Cristal writes: If the Contractor Bid $300,000 to build my house and then it ends up costing less to build the house do I still pay the $300,000 that I signed the contract for?
Steve Bliss, of BuildingAdvisor.com responds: The simple answer is yes — you’ll pay the full contract amount assuming this was a standard fixed-price competitive bid.
There are some situations where you may pay less — for example, a change in the plans that lowers costs as the result of a “deductive change order,” but in the real world, these are pretty rare. Also, in a standard contract, you don’t get to see the contractor’s real costs or his overhead and markup, so you won’t know whether the job cost him more or less than he expected.
In some cost-plus (also called time-and-materials) or negotiated bids, you can work out an arrangement that if a job comes in under bid then you get to keep either all or some of the shortfall. In these types of contracts, the contractor’s costs are more visible to you.
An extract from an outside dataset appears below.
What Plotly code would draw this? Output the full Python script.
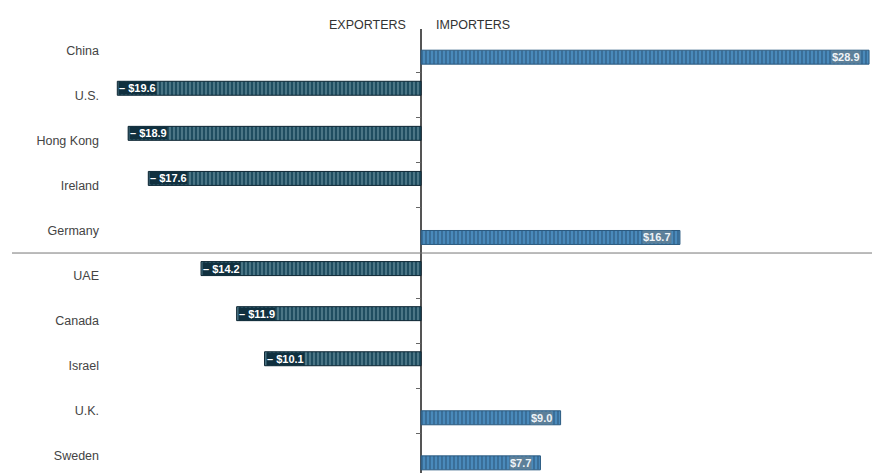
import plotly.graph_objects as go

countries = ["China", "U.S.", "Hong Kong", "Ireland", "Germany",
             "UAE", "Canada", "Israel", "U.K.", "Sweden"]
net_flow = [28.9, -19.6, -18.9, -17.6, 16.7, -14.2, -11.9, -10.1, 9.0, 7.7]
side_labels = ["EXPORTERS", "IMPORTERS"]

exporters = [v if v < 0 else None for v in net_flow]
importers = [v if v > 0 else None for v in net_flow]

def fmt(v):
    return ("\u2013 $%.1f" % abs(v)) if v < 0 else ("$%.1f" % v)

FONT = "Liberation Sans, Arial"

W, H = 887, 473
ml, mr, mt, mb = 108, 4, 29, 0
pw = W - ml - mr
ph = H - mt - mb
x_range = [-20.2, 29.8]
y_range = [9.38, -0.47]
zero_paper = (0 - x_range[0]) / (x_range[1] - x_range[0])

fig = go.Figure()
fig.add_trace(go.Bar(
    y=countries, x=exporters, orientation="h", name="Exporters",
    marker=dict(color="#1f4d60", line=dict(width=1, color="#0e2633"),
                pattern=dict(shape="|", fgcolor="#9cc0cc", size=4, solidity=0.35)),
    showlegend=False, hoverinfo="x+y",
))
fig.add_trace(go.Bar(
    y=countries, x=importers, orientation="h", name="Importers",
    marker=dict(color="#4a8abb", line=dict(width=1, color="#2a5a80"),
                pattern=dict(shape="|", fgcolor="#1b3a58", size=4, solidity=0.35)),
    showlegend=False, hoverinfo="x+y",
))
fig.add_trace(go.Scatter(x=[], y=[], yaxis="y2", showlegend=False))

annotations = []
for i, (c, v) in enumerate(zip(countries, net_flow)):
    if v < 0:
        annotations.append(dict(
            x=v, y=i, yshift=7, xref="x", yref="y", text="<b>%s</b>" % fmt(v),
            showarrow=False, xanchor="left", xshift=1,
            font=dict(family=FONT, size=11, color="white"),
            bgcolor="#10303f", borderpad=0))
    else:
        annotations.append(dict(
            x=v, y=i, yshift=-7, xref="x", yref="y", text="<b>%s</b>" % fmt(v),
            showarrow=False, xanchor="right", xshift=-8,
            font=dict(family=FONT, size=11, color="#eef3f7"),
            bgcolor="#5d8099", borderpad=0))

hdr_y = 1 + (mt - 16) / ph
annotations.append(dict(x=0, y=hdr_y, xref="x", yref="paper", text=side_labels[0],
                        showarrow=False, xanchor="right", xshift=-13,
                        font=dict(family=FONT, size=12.5, color="#333")))
annotations.append(dict(x=0, y=hdr_y, xref="x", yref="paper", text=side_labels[1],
                        showarrow=False, xanchor="left", xshift=13,
                        font=dict(family=FONT, size=12.5, color="#333")))

fig.update_layout(
    width=W, height=H,
    margin=dict(l=ml, r=mr, t=mt, b=mb),
    paper_bgcolor="white", plot_bgcolor="white",
    barmode="group", bargap=0.38, bargroupgap=0,
    xaxis=dict(range=x_range, showticklabels=False, showgrid=False,
               zeroline=True, zerolinecolor="#555", zerolinewidth=1.5, fixedrange=True),
    yaxis=dict(type="category", categoryorder="array", categoryarray=countries,
               range=y_range, showgrid=False, zeroline=False, ticks="",
               ticklabelstandoff=8,
               tickfont=dict(family=FONT, size=12.5, color="#444")),
    yaxis2=dict(overlaying="y", anchor="free", position=zero_paper, side="left",
                range=y_range, tickvals=[0.5, 1.5, 2.5, 3.5, 5.5, 6.5, 7.5, 8.5],
                ticks="outside", ticklen=5, tickcolor="#666", tickwidth=1,
                showticklabels=False, showgrid=False, zeroline=False, showline=False),
    shapes=[dict(type="line", xref="paper", yref="y",
                 x0=(12 - ml) / pw, x1=(872 - ml) / pw, y0=4.5, y1=4.5,
                 line=dict(color="#777", width=1))],
    annotations=annotations,
)

fig.write_html("out.html")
But, again, in the real world, jobs rarely come in under bid. In most cases, owners end up spending more than they planned due to a variety of reasons. Common causes of cost overruns include: changes in the plans after work begins, inadequate allowances, hidden conditions (in remodeling), unclear plans and specifications, and omissions in the bid. Omissions are things intentionally or unintentionally left out of a bid that you later discover that you have to pay for to complete the job. These may include soft costs like permits and impact fees or hard costs like landscaping, appliances, window treatments, and on and on.
The moral of the story is get you ducks in a row before signing a contract to make sure it covers everything that you need to complete the project to your satisfaction.